_Job:_ Pull out every line with the word "this" from the entries below.

(Dataset excerpt)
◇ ◇ ◇ ◇ ◇ ◇ ◇
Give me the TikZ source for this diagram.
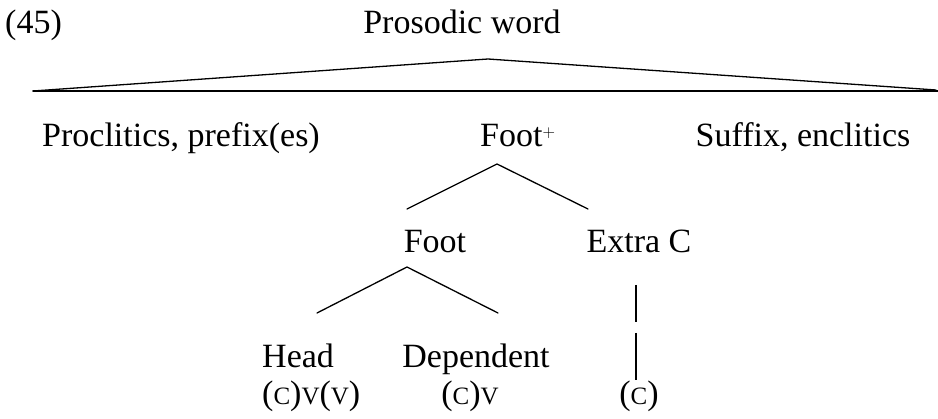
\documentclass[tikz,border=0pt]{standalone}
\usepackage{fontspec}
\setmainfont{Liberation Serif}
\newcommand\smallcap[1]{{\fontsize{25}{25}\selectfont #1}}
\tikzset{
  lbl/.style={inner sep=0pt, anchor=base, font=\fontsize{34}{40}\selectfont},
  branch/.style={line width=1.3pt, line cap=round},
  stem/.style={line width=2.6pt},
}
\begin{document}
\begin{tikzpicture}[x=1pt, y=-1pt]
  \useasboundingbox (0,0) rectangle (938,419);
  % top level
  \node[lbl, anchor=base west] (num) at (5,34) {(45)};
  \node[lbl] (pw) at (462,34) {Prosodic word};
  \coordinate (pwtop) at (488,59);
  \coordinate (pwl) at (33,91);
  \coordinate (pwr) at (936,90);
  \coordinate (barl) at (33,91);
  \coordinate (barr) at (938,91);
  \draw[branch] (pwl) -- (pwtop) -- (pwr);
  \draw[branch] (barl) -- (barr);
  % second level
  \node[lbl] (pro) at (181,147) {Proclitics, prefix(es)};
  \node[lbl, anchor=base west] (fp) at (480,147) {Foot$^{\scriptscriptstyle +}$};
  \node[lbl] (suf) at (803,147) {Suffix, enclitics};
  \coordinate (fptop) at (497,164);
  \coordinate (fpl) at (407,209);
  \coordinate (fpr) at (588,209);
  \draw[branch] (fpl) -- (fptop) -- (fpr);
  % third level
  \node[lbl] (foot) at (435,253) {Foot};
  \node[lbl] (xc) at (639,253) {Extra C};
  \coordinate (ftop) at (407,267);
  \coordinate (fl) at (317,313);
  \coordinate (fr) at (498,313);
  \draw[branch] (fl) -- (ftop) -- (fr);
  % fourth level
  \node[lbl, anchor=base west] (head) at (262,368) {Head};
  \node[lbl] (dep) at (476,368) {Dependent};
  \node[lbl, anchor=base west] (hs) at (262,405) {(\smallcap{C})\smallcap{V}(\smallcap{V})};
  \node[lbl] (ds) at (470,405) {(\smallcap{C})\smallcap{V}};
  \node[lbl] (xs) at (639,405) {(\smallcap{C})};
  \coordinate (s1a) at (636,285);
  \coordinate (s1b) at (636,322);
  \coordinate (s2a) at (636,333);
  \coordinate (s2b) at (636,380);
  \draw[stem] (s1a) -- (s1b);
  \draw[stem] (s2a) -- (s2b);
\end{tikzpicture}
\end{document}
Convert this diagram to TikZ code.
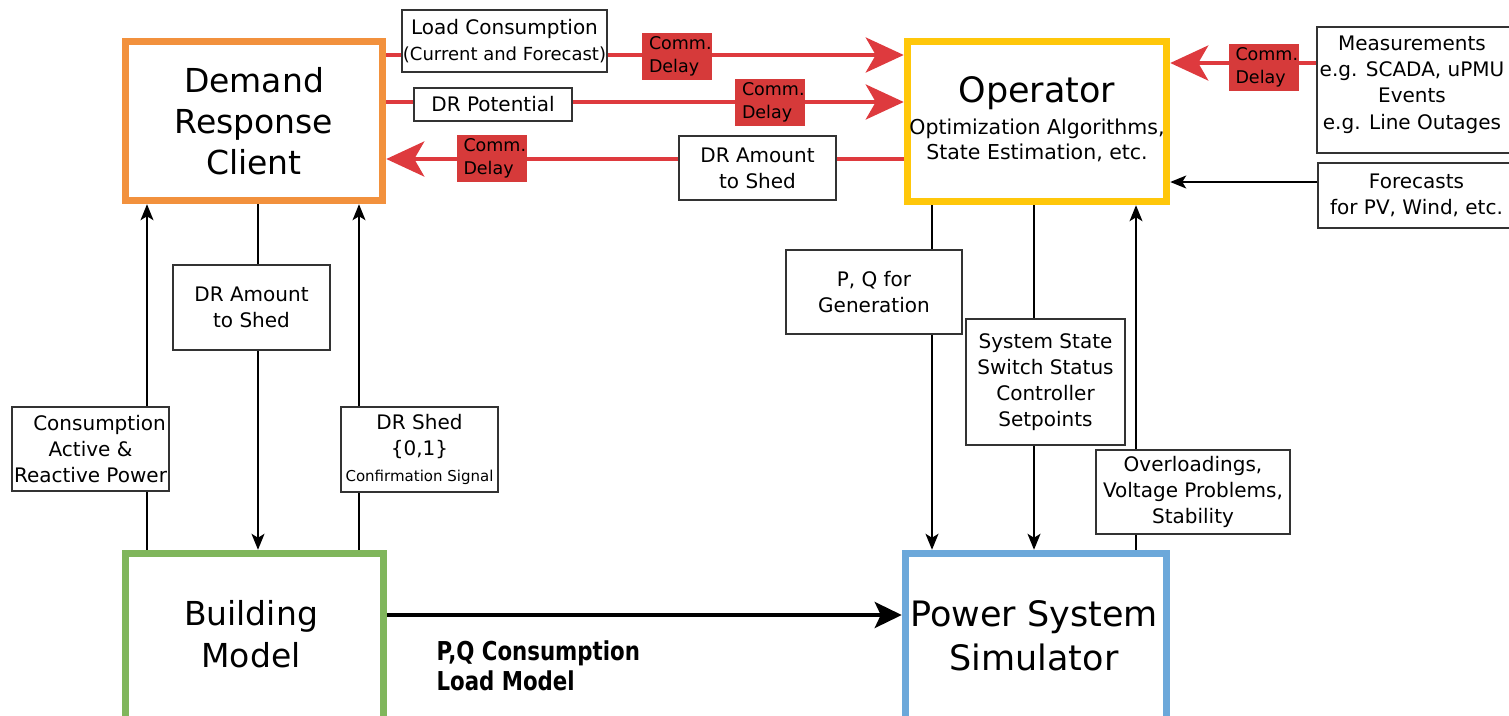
◇ ◇ ◇ ◇ ◇ ◇ ◇
_Exercise solution:_
Give me the TikZ source for this diagram.
Convert this diagram to TikZ code.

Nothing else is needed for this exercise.